>> START Input material

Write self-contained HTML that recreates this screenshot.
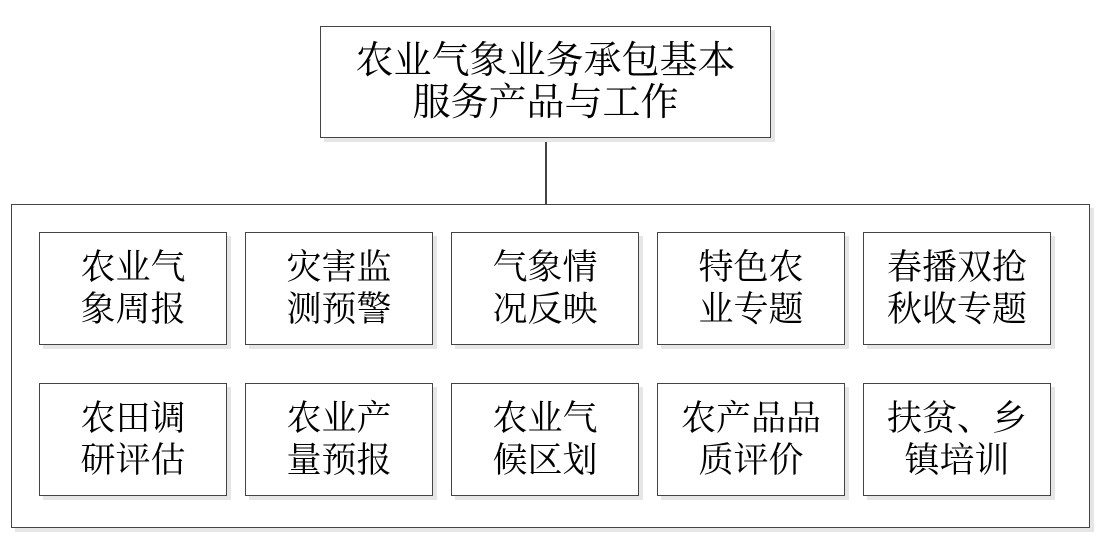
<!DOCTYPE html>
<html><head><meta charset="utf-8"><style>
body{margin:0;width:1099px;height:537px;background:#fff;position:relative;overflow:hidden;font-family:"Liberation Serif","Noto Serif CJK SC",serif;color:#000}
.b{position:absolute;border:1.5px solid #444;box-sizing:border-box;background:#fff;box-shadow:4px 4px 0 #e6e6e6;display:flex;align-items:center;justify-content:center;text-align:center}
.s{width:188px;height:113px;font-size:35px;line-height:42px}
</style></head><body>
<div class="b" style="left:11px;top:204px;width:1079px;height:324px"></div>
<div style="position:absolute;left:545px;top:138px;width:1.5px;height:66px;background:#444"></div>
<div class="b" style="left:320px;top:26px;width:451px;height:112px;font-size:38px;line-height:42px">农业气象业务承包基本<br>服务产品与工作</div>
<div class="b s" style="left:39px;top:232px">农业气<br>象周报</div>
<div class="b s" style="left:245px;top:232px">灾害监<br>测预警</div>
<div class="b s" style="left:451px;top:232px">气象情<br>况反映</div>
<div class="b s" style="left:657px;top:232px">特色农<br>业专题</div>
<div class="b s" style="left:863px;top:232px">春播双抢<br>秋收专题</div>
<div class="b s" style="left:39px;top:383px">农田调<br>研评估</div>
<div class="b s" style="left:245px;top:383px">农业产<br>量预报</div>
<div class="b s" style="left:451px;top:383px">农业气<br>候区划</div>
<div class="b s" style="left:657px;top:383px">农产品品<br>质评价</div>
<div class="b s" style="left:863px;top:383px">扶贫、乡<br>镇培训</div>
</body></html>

>> END Input material
>> START Input material

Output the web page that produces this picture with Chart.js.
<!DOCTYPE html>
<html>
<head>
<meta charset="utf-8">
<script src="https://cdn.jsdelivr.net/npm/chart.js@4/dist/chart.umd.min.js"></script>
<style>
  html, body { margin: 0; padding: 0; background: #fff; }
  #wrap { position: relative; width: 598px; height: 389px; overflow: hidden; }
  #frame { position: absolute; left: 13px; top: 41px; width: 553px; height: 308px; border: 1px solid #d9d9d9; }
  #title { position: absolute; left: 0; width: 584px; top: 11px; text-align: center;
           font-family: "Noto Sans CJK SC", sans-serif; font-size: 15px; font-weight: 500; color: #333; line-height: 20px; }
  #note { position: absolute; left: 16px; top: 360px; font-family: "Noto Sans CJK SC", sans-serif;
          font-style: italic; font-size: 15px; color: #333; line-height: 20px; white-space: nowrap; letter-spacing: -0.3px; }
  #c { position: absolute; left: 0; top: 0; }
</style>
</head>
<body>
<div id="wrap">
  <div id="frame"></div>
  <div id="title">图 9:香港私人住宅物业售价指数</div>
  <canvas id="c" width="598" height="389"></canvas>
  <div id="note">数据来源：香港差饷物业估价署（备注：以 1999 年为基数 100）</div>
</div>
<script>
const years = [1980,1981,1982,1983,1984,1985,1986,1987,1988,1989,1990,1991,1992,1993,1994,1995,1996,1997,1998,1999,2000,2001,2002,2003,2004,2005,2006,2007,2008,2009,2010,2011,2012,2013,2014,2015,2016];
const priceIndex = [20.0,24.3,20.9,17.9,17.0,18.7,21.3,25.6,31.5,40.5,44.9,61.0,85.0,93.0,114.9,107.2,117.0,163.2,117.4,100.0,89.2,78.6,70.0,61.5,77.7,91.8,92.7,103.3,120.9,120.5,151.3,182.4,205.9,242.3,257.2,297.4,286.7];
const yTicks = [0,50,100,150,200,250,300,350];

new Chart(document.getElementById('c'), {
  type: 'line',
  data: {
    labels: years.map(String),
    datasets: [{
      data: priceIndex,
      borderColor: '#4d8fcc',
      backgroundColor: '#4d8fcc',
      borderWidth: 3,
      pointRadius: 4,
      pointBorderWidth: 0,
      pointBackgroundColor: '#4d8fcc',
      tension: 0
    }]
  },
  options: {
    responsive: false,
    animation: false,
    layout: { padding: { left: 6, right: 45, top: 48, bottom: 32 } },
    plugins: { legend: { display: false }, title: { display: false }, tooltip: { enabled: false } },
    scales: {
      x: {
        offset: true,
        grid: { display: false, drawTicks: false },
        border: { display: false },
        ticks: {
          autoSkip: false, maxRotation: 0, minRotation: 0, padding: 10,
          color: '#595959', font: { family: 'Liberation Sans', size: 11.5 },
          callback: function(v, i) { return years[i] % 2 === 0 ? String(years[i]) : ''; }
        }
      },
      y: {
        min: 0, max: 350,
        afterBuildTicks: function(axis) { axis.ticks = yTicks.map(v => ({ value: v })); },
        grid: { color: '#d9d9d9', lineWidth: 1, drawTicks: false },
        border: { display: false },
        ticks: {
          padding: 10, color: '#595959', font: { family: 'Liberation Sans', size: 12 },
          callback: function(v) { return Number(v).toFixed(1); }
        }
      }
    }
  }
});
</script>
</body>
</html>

>> END Input material

Quote only the lines running from the line that holds "Output the web" to the line that holds "const yTicks = [0,50,100,150,200,250,300,350];", both ends included.

Output the web page that produces this picture with Chart.js.
<!DOCTYPE html>
<html>
<head>
<meta charset="utf-8">
<script src="https://cdn.jsdelivr.net/npm/chart.js@4/dist/chart.umd.min.js"></script>
<style>
  html, body { margin: 0; padding: 0; background: #fff; }
  #wrap { position: relative; width: 598px; height: 389px; overflow: hidden; }
  #frame { position: absolute; left: 13px; top: 41px; width: 553px; height: 308px; border: 1px solid #d9d9d9; }
  #title { position: absolute; left: 0; width: 584px; top: 11px; text-align: center;
           font-family: "Noto Sans CJK SC", sans-serif; font-size: 15px; font-weight: 500; color: #333; line-height: 20px; }
  #note { position: absolute; left: 16px; top: 360px; font-family: "Noto Sans CJK SC", sans-serif;
          font-style: italic; font-size: 15px; color: #333; line-height: 20px; white-space: nowrap; letter-spacing: -0.3px; }
  #c { position: absolute; left: 0; top: 0; }
</style>
</head>
<body>
<div id="wrap">
  <div id="frame"></div>
  <div id="title">图 9:香港私人住宅物业售价指数</div>
  <canvas id="c" width="598" height="389"></canvas>
  <div id="note">数据来源：香港差饷物业估价署（备注：以 1999 年为基数 100）</div>
</div>
<script>
const years = [1980,1981,1982,1983,1984,1985,1986,1987,1988,1989,1990,1991,1992,1993,1994,1995,1996,1997,1998,1999,2000,2001,2002,2003,2004,2005,2006,2007,2008,2009,2010,2011,2012,2013,2014,2015,2016];
const priceIndex = [20.0,24.3,20.9,17.9,17.0,18.7,21.3,25.6,31.5,40.5,44.9,61.0,85.0,93.0,114.9,107.2,117.0,163.2,117.4,100.0,89.2,78.6,70.0,61.5,77.7,91.8,92.7,103.3,120.9,120.5,151.3,182.4,205.9,242.3,257.2,297.4,286.7];
const yTicks = [0,50,100,150,200,250,300,350];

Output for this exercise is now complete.